Wir sind ERP und nicht Hana 3, oder? Ein Sonderfall im aktuellen Baustellenbereich der SAP ist Hana, die geniale In-memory-Computing-Datenbank, die nie für das Cloud Computing konzipiert war.
Hana sollte „real Realtime“ in das SAP’sche ERP-Universum bringen, wie es einst Ex-SAP-Technikvorstand Vishal Sikka skizziert hat. Die „Echtzeitfähigkeit“ ist Hana mit vielen fantastischen Informatik-Tricks perfekt gelungen, aber es war von Beginn an ein On-prem-Projekt. Wenn Hana in der Cloud nicht skaliert, dann ist es ein systemisches Versagen des Hana-Codes.
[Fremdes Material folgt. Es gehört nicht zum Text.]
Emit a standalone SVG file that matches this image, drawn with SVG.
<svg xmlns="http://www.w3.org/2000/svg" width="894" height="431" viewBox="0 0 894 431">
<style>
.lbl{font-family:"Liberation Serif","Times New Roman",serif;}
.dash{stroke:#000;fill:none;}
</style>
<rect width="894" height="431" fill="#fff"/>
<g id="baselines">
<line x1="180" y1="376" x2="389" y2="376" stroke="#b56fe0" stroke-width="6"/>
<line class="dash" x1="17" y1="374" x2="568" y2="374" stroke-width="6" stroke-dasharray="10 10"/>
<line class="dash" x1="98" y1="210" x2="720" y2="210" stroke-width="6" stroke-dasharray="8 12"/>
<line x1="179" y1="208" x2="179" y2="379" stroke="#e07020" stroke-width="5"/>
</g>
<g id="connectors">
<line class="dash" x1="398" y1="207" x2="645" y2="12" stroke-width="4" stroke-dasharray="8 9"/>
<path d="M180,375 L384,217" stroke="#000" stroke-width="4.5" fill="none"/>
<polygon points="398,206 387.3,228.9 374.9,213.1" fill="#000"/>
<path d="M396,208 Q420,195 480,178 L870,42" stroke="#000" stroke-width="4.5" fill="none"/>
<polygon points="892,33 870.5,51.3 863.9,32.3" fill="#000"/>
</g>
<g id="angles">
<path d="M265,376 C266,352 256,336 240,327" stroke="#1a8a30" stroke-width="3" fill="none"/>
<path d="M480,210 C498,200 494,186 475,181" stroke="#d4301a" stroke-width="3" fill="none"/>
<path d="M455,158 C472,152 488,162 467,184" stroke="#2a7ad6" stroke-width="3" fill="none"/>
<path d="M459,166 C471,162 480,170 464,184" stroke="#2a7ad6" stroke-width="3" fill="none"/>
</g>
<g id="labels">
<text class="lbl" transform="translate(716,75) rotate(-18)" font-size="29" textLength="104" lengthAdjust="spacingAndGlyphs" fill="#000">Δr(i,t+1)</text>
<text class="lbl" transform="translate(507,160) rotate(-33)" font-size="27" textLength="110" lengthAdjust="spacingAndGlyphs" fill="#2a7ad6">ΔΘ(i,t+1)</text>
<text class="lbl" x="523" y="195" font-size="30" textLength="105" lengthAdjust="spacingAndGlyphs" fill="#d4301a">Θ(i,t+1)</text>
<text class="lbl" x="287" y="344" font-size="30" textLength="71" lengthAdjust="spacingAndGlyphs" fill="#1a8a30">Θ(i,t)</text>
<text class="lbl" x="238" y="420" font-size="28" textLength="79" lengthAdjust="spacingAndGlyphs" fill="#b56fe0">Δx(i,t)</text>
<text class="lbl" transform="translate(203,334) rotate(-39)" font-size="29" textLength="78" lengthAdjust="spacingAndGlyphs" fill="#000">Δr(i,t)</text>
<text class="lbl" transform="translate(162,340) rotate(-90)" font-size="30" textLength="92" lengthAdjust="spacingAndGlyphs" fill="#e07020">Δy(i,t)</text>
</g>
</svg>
SAP hat das Architekturdefizit von Hana erkannt: Cloud Computing kann nur dann rentabel sein, wenn die Applikation unendlich skaliert. Für jeden neuen SAP-Bestandskunden wieder eine eigene Hana-Instanz im Cloud-Rechenzentrum zu errichten ist teuer, unlogisch und kontraproduktiv – zu Beginn der SAP’schen Cloud-Ära beschritt man diesen Weg, aber er ist nicht finanzierbar.
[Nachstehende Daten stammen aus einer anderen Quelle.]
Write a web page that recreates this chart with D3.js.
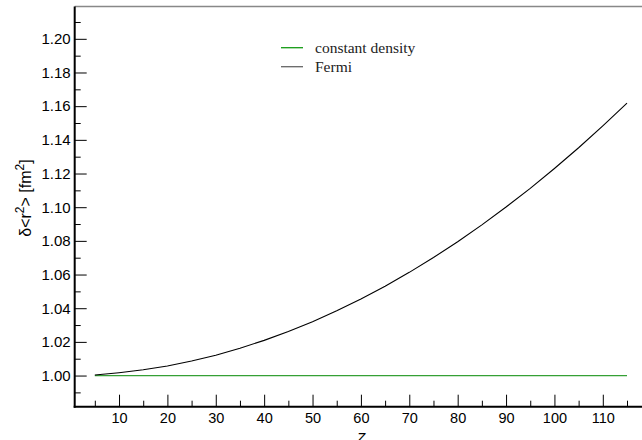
<!DOCTYPE html>
<html>
<head>
<meta charset="utf-8">
<script src="https://cdn.jsdelivr.net/npm/d3@7"></script>
<style>
  html, body { margin: 0; padding: 0; background: #fff; }
  svg { display: block; }
</style>
</head>
<body>
<svg id="chart" width="642" height="440"></svg>
<script>
// ---- data ----
const zValues = [5, 10, 15, 20, 25, 30, 35, 40, 45, 50, 55, 60, 65, 70, 75, 80, 85, 90, 95, 100, 105, 110, 115];
const fermiValues = [1.0003, 1.0017, 1.0034, 1.0057, 1.0086, 1.0121, 1.0162, 1.0209, 1.0261, 1.0320, 1.0385, 1.0455,
                     1.0531, 1.0613, 1.0701, 1.0795, 1.0895, 1.1001, 1.1112, 1.1230, 1.1353, 1.1483, 1.1618];
const constantValues = [1.0, 1.0, 1.0, 1.0, 1.0, 1.0, 1.0, 1.0, 1.0, 1.0, 1.0, 1.0,
                        1.0, 1.0, 1.0, 1.0, 1.0, 1.0, 1.0, 1.0, 1.0, 1.0, 1.0];
const xMajorTicks = [10, 20, 30, 40, 50, 60, 70, 80, 90, 100, 110];
const xMinorTicks = [5, 15, 25, 35, 45, 55, 65, 75, 85, 95, 105, 115];
const yMajorTicks = [1.00, 1.02, 1.04, 1.06, 1.08, 1.10, 1.12, 1.14, 1.16, 1.18, 1.20];
const yMinorTicks = [0.99, 1.01, 1.03, 1.05, 1.07, 1.09, 1.11, 1.13, 1.15, 1.17, 1.19, 1.21];
const seriesNames = ["constant density", "Fermi"];
const seriesColors = ["#35a035", "#000000"];

// ---- layout ----
const svg = d3.select("#chart");
const pLeft = 74.7, pRight = 642, pTop = 6.5, pBottom = 406.7;

const x = d3.scaleLinear().domain([0.84, 118.1]).range([pLeft, pRight]);
const y = d3.scaleLinear().domain([0.9815, 1.2192]).range([pBottom, pTop]);

// top border (gray)
svg.append("line")
  .attr("x1", pLeft).attr("x2", pRight).attr("y1", pTop).attr("y2", pTop)
  .attr("stroke", "#888").attr("stroke-width", 1.5);

// y axis minor ticks
const yMinor = svg.append("g").attr("transform", `translate(${pLeft},0)`)
  .call(d3.axisRight(y).tickValues(yMinorTicks).tickSize(6).tickFormat(""));
yMinor.select(".domain").remove();
yMinor.selectAll("line").attr("stroke", "#000").attr("stroke-width", 1);

// y axis major ticks
const yMajor = svg.append("g").attr("transform", `translate(${pLeft},0)`)
  .call(d3.axisRight(y).tickValues(yMajorTicks).tickSize(12).tickFormat(""));
yMajor.select(".domain").remove();
yMajor.selectAll("line").attr("stroke", "#000").attr("stroke-width", 1);

// y axis labels
const yLab = svg.append("g").attr("transform", `translate(${pLeft},0)`)
  .call(d3.axisLeft(y).tickValues(yMajorTicks).tickSize(0).tickPadding(4).tickFormat(d3.format(".2f")));
yLab.select(".domain").remove();
yLab.selectAll("text").attr("font-family", "Liberation Sans, Arial, sans-serif").attr("font-size", 15).attr("fill", "#000");

// x axis minor ticks
const xMinor = svg.append("g").attr("transform", `translate(0,${pBottom})`)
  .call(d3.axisTop(x).tickValues(xMinorTicks).tickSize(6).tickFormat(""));
xMinor.select(".domain").remove();
xMinor.selectAll("line").attr("stroke", "#000").attr("stroke-width", 1);

// x axis major ticks
const xMajor = svg.append("g").attr("transform", `translate(0,${pBottom})`)
  .call(d3.axisTop(x).tickValues(xMajorTicks).tickSize(12).tickFormat(""));
xMajor.select(".domain").remove();
xMajor.selectAll("line").attr("stroke", "#000").attr("stroke-width", 1);

// x axis labels
const xLab = svg.append("g").attr("transform", `translate(0,${pBottom})`)
  .call(d3.axisBottom(x).tickValues(xMajorTicks).tickSize(0).tickPadding(6).tickFormat(d3.format("d")));
xLab.select(".domain").remove();
xLab.selectAll("text").attr("font-family", "Liberation Sans, Arial, sans-serif").attr("font-size", 14.5).attr("fill", "#000");

// axis lines
svg.append("line").attr("x1", pLeft).attr("x2", pLeft).attr("y1", pTop).attr("y2", pBottom + 1)
  .attr("stroke", "#000").attr("stroke-width", 2);
svg.append("line").attr("x1", pLeft - 1).attr("x2", pRight).attr("y1", pBottom).attr("y2", pBottom)
  .attr("stroke", "#000").attr("stroke-width", 2);

// series
const line = d3.line().x(d => x(d[0])).y(d => y(d[1]));
const seriesData = [constantValues, fermiValues];
seriesData.forEach((vals, i) => {
  svg.append("path")
    .datum(zValues.map((z, j) => [z, vals[j]]))
    .attr("fill", "none")
    .attr("stroke", seriesColors[i])
    .attr("stroke-width", i === 0 ? 1.3 : 1.1)
    .attr("d", line);
});

// legend
const legend = svg.append("g");
seriesNames.forEach((name, i) => {
  const ly = 47.7 + i * 19;
  legend.append("line").attr("x1", 281).attr("x2", 303).attr("y1", ly).attr("y2", ly)
    .attr("stroke", i === 0 ? "#139a13" : "#666").attr("stroke-width", 1.3);
  legend.append("text").attr("x", 315).attr("y", ly + 5)
    .attr("font-family", "Liberation Serif, Times New Roman, serif").attr("font-size", 15.5)
    .attr("fill", "#222").text(name);
});

// axis titles
svg.append("text")
  .attr("transform", "translate(31,198) rotate(-90)")
  .attr("text-anchor", "middle")
  .attr("font-family", "Liberation Sans, Arial, sans-serif").attr("font-size", 16)
  .attr("fill", "#000")
  .call(t => {
    t.append("tspan").text("δ<r");
    t.append("tspan").attr("baseline-shift", "super").attr("font-size", 12).text("2");
    t.append("tspan").text("> [fm");
    t.append("tspan").attr("baseline-shift", "super").attr("font-size", 12).text("2");
    t.append("tspan").text("]");
  });

svg.append("text")
  .attr("x", x(60)).attr("y", 443)
  .attr("text-anchor", "middle")
  .attr("font-family", "Liberation Sans, Arial, sans-serif").attr("font-size", 14)
  .attr("font-style", "italic").attr("fill", "#000")
  .text("Z");
</script>
</body>
</html>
Der Erfolg von IBM Power und Hana beruht ausschließlich auf On-prem-Installationen. Bereits vor zwei Jahren gab es am Hasso-Plattner-Institut in Potsdam einen Hana-Workshop gesponsert von IBM.
Das Ziel war, Möglichkeiten und Wege aufzuzeigen, wie Outsourcer und Cloud-Anbieter in ihren Rechenzentren skalierbare Hana-Instanzen auf IBM Power realisieren könnten. Das prominent besetzte Meeting endete ohne Ergebnis.
SAP hat das Hana-Dilemma erkannt und Hana 3 in Auftrag gegeben, seit über einem Jahr versucht man sich an einem neuen Hana-Code, der alle Bedingungen eines erfolgreichen Cloud Computing erfüllen soll.
Dieses Jahr sollen die Neuprogrammierung und Runderneuerung der Hana-Cloud-Edition abgeschlossen sein, aber die bisherigen Ergebnisse sind enttäuschend:
Bei der Portierung „klassischer“ Hana-Applikationen auf die „neue“ HCP entstehen immer wieder gefährliche Anomalien. Keine guten Voraussetzungen für 2025, aber wir sind Kaiser!